Of course, at parties the drink flows. Here in Tvarditsa, it is more common to drink a glass of wine relatively slowly, maybe in 3 or 4 swigs, but I’m told in other parts of Moldova it’s more common to drink an 8-oz glass in one shot for a toast. They don’t drink out of stemmed goblets, but instead, in what I think is a rather economical brainstorm, most beverages are drunk out of a standard style and size of glassware.
Cognac and other hard liquors (which are often all generically called “vodka”) are drunk by the 50- or 100-gram shot, though, even here in Tvarditsa.

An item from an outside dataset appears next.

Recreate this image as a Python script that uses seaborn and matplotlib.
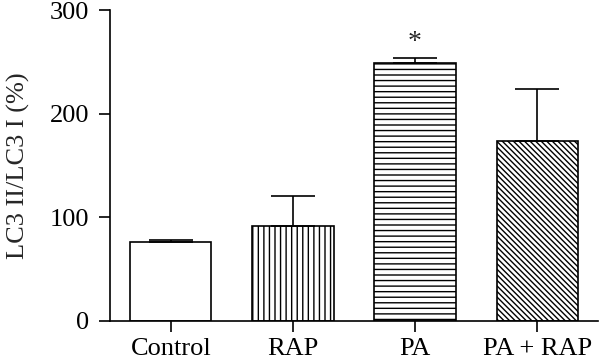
import pandas as pd
import numpy as np
import matplotlib
matplotlib.use("Agg")
import matplotlib.pyplot as plt
import seaborn as sns

groups = ["Control", "RAP", "PA", "PA + RAP"]
ratio = [76, 92, 249, 174]
err_up = [2, 29, 5, 50]
hatches = ["", "|||", "---", "\\\\\\\\\\\\"]

df = pd.DataFrame({"group": groups, "ratio": ratio})

sns.set_style("ticks")
plt.rcParams["font.family"] = ["Liberation Serif", "DejaVu Serif"]
plt.rcParams["hatch.linewidth"] = 1.0
plt.rcParams["hatch.color"] = "black"

fig, ax = plt.subplots(figsize=(6, 3.63), dpi=100)
fig.subplots_adjust(left=0.183, right=0.997, top=0.972, bottom=0.116)

sns.barplot(data=df, x="group", y="ratio", color="white", edgecolor="black",
            linewidth=1.2, width=0.665, errorbar=None, ax=ax)
for patch, h in zip(ax.patches, hatches):
    patch.set_hatch(h)
    patch.set_facecolor("white")

# upward-only error bars
ax.errorbar(np.arange(len(groups)), ratio, yerr=[np.zeros(len(groups)), err_up],
            fmt="none", ecolor="black", elinewidth=1.2, capsize=15.8, capthick=1.2, zorder=1)

# significance mark over PA
ax.text(2, ratio[2] + err_up[2] + 3, "*", ha="center", va="bottom", fontsize=20)

ax.set_xlim(-0.5, 3.5)
ax.set_ylim(0, 300)
ax.set_yticks([0, 100, 200, 300])
ax.set_xlabel("")
ax.set_ylabel("LC3 II/LC3 I (%)", fontsize=19, labelpad=14)
ax.tick_params(axis="both", labelsize=19, width=1.2, length=8, color="black", labelcolor="black")
ax.tick_params(axis="y", pad=7)
ax.tick_params(axis="x", pad=4)
for s in ["left", "bottom"]:
    ax.spines[s].set_linewidth(1.2)
    ax.spines[s].set_color("black")
sns.despine(ax=ax)

fig.savefig("out.png", dpi=100)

After the eating and drinking comes the dancing. I like PCV Peter Myer’s observation: “I must say that it’s nice to dance in a country where everyone’s white and there aren’t any really good dancers.” Almost all dances involve a variation on a theme – stand in a circle, hold hands with your neighbors at about shoulder level, and follow a basic step dancing in a circle. The more skilled dancers can do this pretty damn fast and fancy, but the average Joe (or Iosef) opts for the simpler version. The free-form dancing is a blast to watch, and I always find myself thinking “You go, white boy!” I will never forget the New Year’s Eve party at the Primaria, with the short, pudgy Primar pumping his arms and shuffling his feet. Sadly, I am such a bad dancer, I am not able to master even the simplest dances here.

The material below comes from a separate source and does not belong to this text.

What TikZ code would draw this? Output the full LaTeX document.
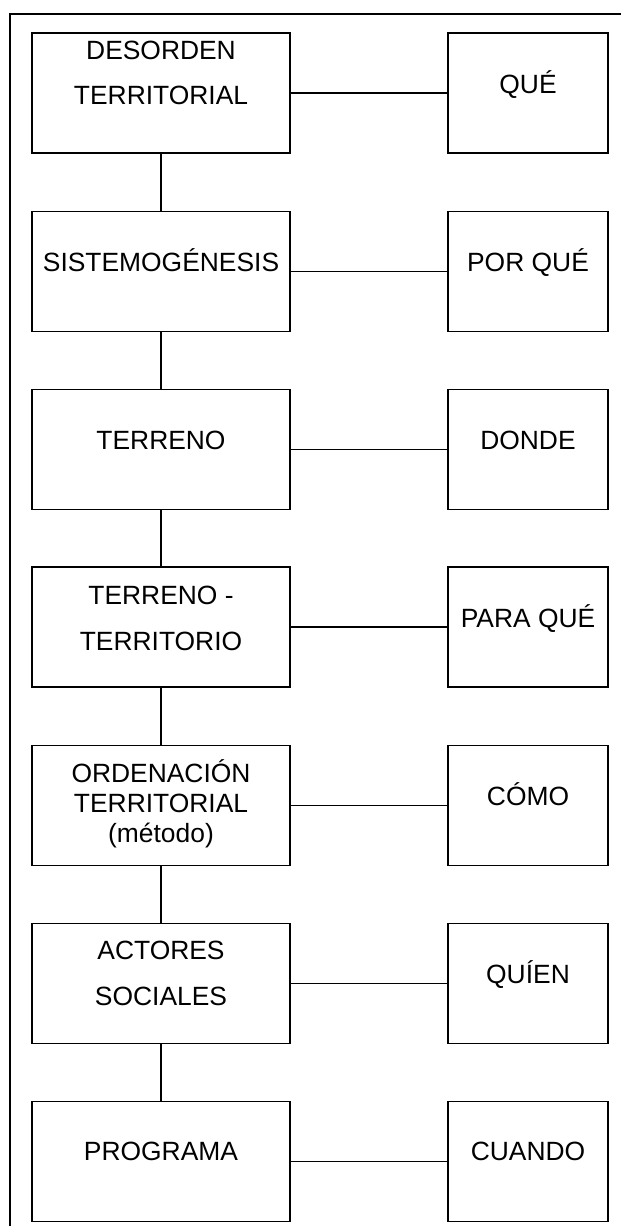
\documentclass[tikz,border=0pt]{standalone}
\usepackage{fontspec}
\setmainfont{Liberation Sans}
\begin{document}
\begin{tikzpicture}[x=1pt,y=-1pt,
  box/.style={draw, line width=1.6pt, inner sep=0pt, minimum height=120pt},
  lbox/.style={box, minimum width=258pt},
  rbox/.style={box, minimum width=160pt},
  txt/.style={anchor=base, inner sep=0pt, font=\fontsize{26.4}{30}\selectfont},
  link/.style={line width=1.6pt}]
\useasboundingbox (0,0) rectangle (621,1226);
\draw[line width=2pt] (10,1230) -- (10,14) -- (625,14);
% boxes
\foreach \i/\y in {1/93,2/271.5,3/449.5,4/627,5/805.5,6/983.5,7/1161.5}{
  \node[lbox] (l\i) at (161,\y) {};
  \node[rbox] (r\i) at (528,\y) {};
}
% connectors
\foreach \i in {1,...,7}{\draw[link] (l\i) -- (r\i);}
\foreach \i/\j in {1/2,2/3,3/4,4/5,5/6,6/7}{\draw[link] (l\i) -- (l\j);}
% texts left
\node[txt] (t1a) at (161,59) {DESORDEN};
\node[txt] (t1b) at (161,104) {TERRITORIAL};
\node[txt] (t2) at (161,271.5) {SISTEMOGÉNESIS};
\node[txt] (t3) at (161,449.5) {TERRENO};
\node[txt] (t4a) at (161,604) {TERRENO -};
\node[txt] (t4b) at (161,650) {TERRITORIO};
\node[txt] (t5a) at (161,782) {ORDENACIÓN};
\node[txt] (t5b) at (161,812.5) {TERRITORIAL};
\node[txt] (t5c) at (161,842) {(método)};
\node[txt] (t6a) at (161,959.5) {ACTORES};
\node[txt] (t6b) at (161,1005) {SOCIALES};
\node[txt] (t7) at (161,1160.5) {PROGRAMA};
% texts right
\node[txt] (q1) at (528,93.5) {QUÉ};
\node[txt] (q2) at (528,271.5) {POR QUÉ};
\node[txt] (q3) at (528,449.5) {DONDE};
\node[txt] (q4) at (528,627) {PARA QUÉ};
\node[txt] (q5) at (528,805.5) {CÓMO};
\node[txt] (q6) at (528,983) {QUÍEN};
\node[txt] (q7) at (528,1160.5) {CUANDO};
\end{tikzpicture}
\end{document}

The eating, drinking and dancing will continue long past the wee hours. Sasha came home from the wedding at 4:00 am, and I suspect he probably was one of the first to leave because he had to catch the 6:00 am bus to get back to Chisinau and go to work (poor guy!).



A Moldovan wedding not only takes a toll on your sleep, it takes a chunk out of your wallet. Sasha spent 1/6 of his monthly salary on the two weddings. A basket will be passed numerous times during the party to collect money for the newlyweds, and that’s a contribution in addition to the gift you bought them. It can all really add up. In fact, when Sasha was invited to another wedding the next weekend, he decided to pass. You really can have too much of a good thing!